Today’s vessels integrate hybrid propulsion, advanced energy systems, evolving environmental technologies, and increasingly dense system layouts. As a result, newbuilding risk is no longer concentrated solely in steelwork or delivery schedules. It now sits just as firmly how these elements are documented, coordinated and how information is maintained over time.
Traditional plan approval and site supervision processes were not designed for this level of technical interdependency. Email-led workflows, fragmented document repositories, and short-term access to shipyard systems create blind spots that often only become visible later, during commissioning, warranty periods, or future retrofits. By then, the cost of missing, unclear, or inaccessible information is significantly higher.
This was the backdrop against which Bluestone developed its proprietary plan approval and site supervision platform.
In many projects, the technical quality of supervision itself is strong. However, the way information is exchanged can undermine that expertise. Engineers spend valuable time managing email chains, reconciling document versions, or searching for historic approvals instead of focusing on technical oversight. Owners, meanwhile, are left without a complete and traceable design and inspection record once the vessel is delivered, and throughout its operational lifetime.
As vessels become more complex, documentation continuity has become a strategic asset. When documentation is fragmented or time-limited, risk is pushed downstream into drydock planning, retrofits, and compliance activities. Without a reliable digital record of what was approved, installed, inspected, and accepted, owners face increased lifecycle exposure and reduced control over their assets.
Bluestone’s platform was developed to reflect how modern newbuilding projects really operate. It centralises plan approval, site inspections, and reporting within a single environment, ensuring that drawings, comments, approvals, inspection findings, and supporting evidence are linked, structured and permanently accessible. In effect, documentation is treated as core project infrastructure rather than an administrative by-product of construction.
Crucially, ownership of the data remains with the shipowner. Unlike many shipyard systems where access is removed at delivery, Bluestone’s platform provides long-term visibility, supporting warranty claims, sister-vessel builds, and future modifications. In several projects, owners continue to use our platform years after delivery because it provides a clearer, more reliable technical baseline than traditional handover archives.
With the introduction of Version 2, the platform has evolved into a more collaborative tool. This shift has important implications for how owners and shipyards work together. By operating from a shared, structured source of truth, plan approval timelines become clearer, inspection close-out more transparent, and coordination more disciplined. The result is fewer misunderstandings, less duplication, and improved programme control across complex builds.
These outcomes are supported by practical digital capabilities. Shipyards can be onboarded as active users, allowing design teams, inspectors, owners, class, and flag representatives to collaborate within a single, ready-to-use environment. Inspection scheduling, comment handling, Client Request Item tracking, and document management can all be coordinated digitally. Automatic reminders support adherence to contractual plan approval timelines, while inspections can be captured on site using the mobile application, with remarks, supporting photographs, and digital signatures recorded in real time.

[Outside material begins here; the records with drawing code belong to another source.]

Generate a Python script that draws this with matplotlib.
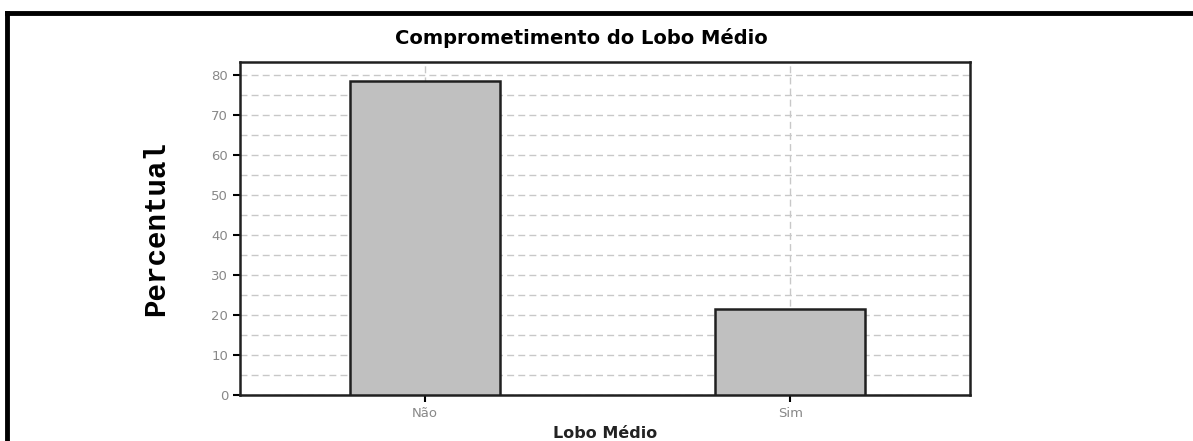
import matplotlib.pyplot as plt
import numpy as np
from matplotlib.lines import Line2D
from matplotlib.font_manager import FontProperties

categorias = ['Não', 'Sim']
percentual = [78.5, 21.5]
yticks = [0, 10, 20, 30, 40, 50, 60, 70, 80]

fig = plt.figure(figsize=(11.93, 4.41), dpi=100)
ax = fig.add_axes([0.2012, 0.1032, 0.612, 0.7562])

# moldura externa (so topo e lado esquerdo aparecem)
fig.add_artist(Line2D([7 / 1193, 7 / 1193], [0, 1 - 13 / 441], color='black', lw=3.5,
                      transform=fig.transFigure, solid_capstyle='projecting'))
fig.add_artist(Line2D([7 / 1193, 1], [1 - 13 / 441, 1 - 13 / 441], color='black', lw=3.5,
                      transform=fig.transFigure, solid_capstyle='projecting'))

x = np.arange(len(categorias))
ax.bar(x, percentual, width=0.41, color='#c0c0c0', edgecolor='#202020', linewidth=1.8, zorder=3)

ax.set_xlim(-0.507, 1.493)
ax.set_ylim(0, 83.25)
ax.set_xticks(x)
ax.set_xticklabels(categorias)
ax.set_yticks(yticks)
ax.set_yticks(np.arange(5, 85, 10), minor=True)

ax.grid(axis='y', which='both', linestyle=(0, (5, 3)), color='#c8c8c8', linewidth=1.0, zorder=0)
ax.grid(axis='x', which='major', linestyle=(0, (5, 3)), color='#c8c8c8', linewidth=1.0, zorder=0)

ax.tick_params(axis='both', which='major', direction='out', length=5, width=1.5,
               colors='black', labelcolor='#888888', labelsize=9.5)
ax.tick_params(axis='y', which='minor', length=0)

for s in ax.spines.values():
    s.set_linewidth(1.8)
    s.set_color('#202020')

ax.set_title('Comprometimento do Lobo Médio', fontsize=14, fontweight='bold', pad=13, x=0.468)
ax.set_xlabel('Lobo Médio', fontsize=11.5, fontweight='bold', color='#222222', labelpad=4)

mono = FontProperties(family=['Liberation Mono', 'Courier New', 'DejaVu Sans Mono'],
                      weight='bold', size=21)
ax.set_ylabel('Percentual', fontproperties=mono, labelpad=30)

fig.savefig('out.png', dpi=100)
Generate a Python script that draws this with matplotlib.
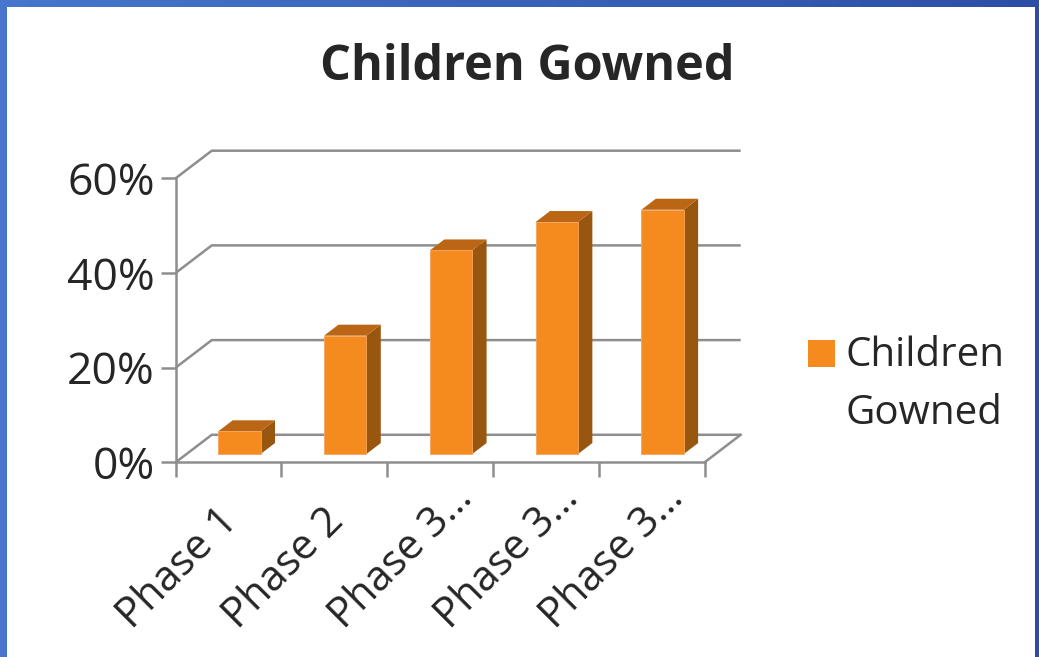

One of the most important shifts in newbuilding today is the need to think beyond delivery.
Hybrid systems, alternative fuels, batteries and energy-efficiency technologies all require precise installation records and configuration control. Bluestone’s platform supports this lifecycle approach by preserving the technical baseline of the vessel long after it enters service. This is important for managing the risk profile of a project. Accurate, accessible documentation underpins retrofit feasibility, supports insurance discussions, and protects long-term asset value.
In this context, documentation becomes part of technical governance. A complete and auditable record of plan approval, installation quality and commissioning provides tangible evidence of technical integrity, strengthening the vessel’s position over time.
Of course, the platform does not replace engineering judgement or on-site presence. Physical supervision in the yard remains essential to newbuilding quality. Instead, it enables Bluestone’s independent, engineering-led teams to apply their expertise more effectively by reducing administrative friction and improving coordination across complex projects. In parallel, the same platform allows our remote plan approval teams to support multiple vessels simultaneously, improving consistency and cost efficiency without compromising technical standards.
As shipbuilding continues to evolve, digital plan approval is no longer optional. It has become a prerequisite for managing complexity, safeguarding owner interests, and underpinning effective risk management from delivery onwards.